When we first begin Zen practice, we may feel that zazen is a private activity, something that we do only for our self. So when we reflect on how our sitting is going, we may think “My foot hurts,” “My mind wanders,” “I get sleepy,” “My back hurts.” Our emphasis is on our self because we are concerned about our own physical and mental comfort. But we misunderstand practice if we view it as a personal activity, if we think of it as something that we do only when it is convenient or only when we feel comfortable or only when we are in a certain mood. Zazen is not reserved for some optímum moment in our day when we feel “just right.” In other words, zazen is not like some commodity that we keep on a shelf for our own personal use. The same thing is true about our life.

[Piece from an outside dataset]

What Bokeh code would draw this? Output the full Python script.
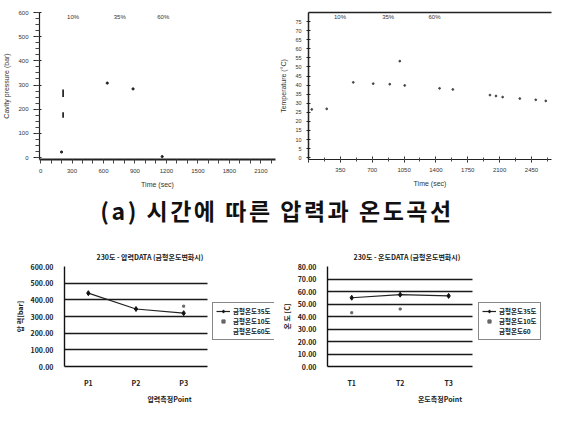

Our practice enables us to discover that our life is a gift to share, not a commodity to keep for our self. And we also discover that we have to let the gift flow, to let it pass on. This is the feeling we have when we practice zazen, how we continually pass on the gift and how we let it return. Zen practice emphasizes continuation and return of the gift of life.
When we sit down in zazen, we are not limited by our physical body. In zazen, we are Buddha’s body, the unlimited body. But the unlimited body can only appear when we have gift-giving mind, the mind of Buddha. We have Buddha’s unlimited body, Buddha’s mind, when we understand our inherent gift-giving nature.
Giving mind appears when we feel gratitude for the gift of our life. The nature of our gift-giving mind makes us want to pass on the gift and enable it continue. The efforts we make in our life based on this gratitude are the expression of our true nature, our original giving mind. We create life each moment with original giving mind. We let it flow and contínue. But if we do not feel our original giving nature, the flow is hindered. We become confused and we create various problems. With original giving mind, we can feel our inherent creativity that is always fully functioning, even in the smallest of activitíes.
When people think of death, they usually believe that it means they will lose something personal. The greatest cause of human suffering is to see life and death in that way. We cannot feel free if we think that our death is a personal loss. Freedom means we are always ready to pass on this gift of life, and continue giving mind.
According to our practice, everything is Buddha-nature. When we understand this truth, we trust our original giving nature. We are ready to practice giving because everything is inherently the same. Our practice is the expression or our original enlightenment, our original giving mind.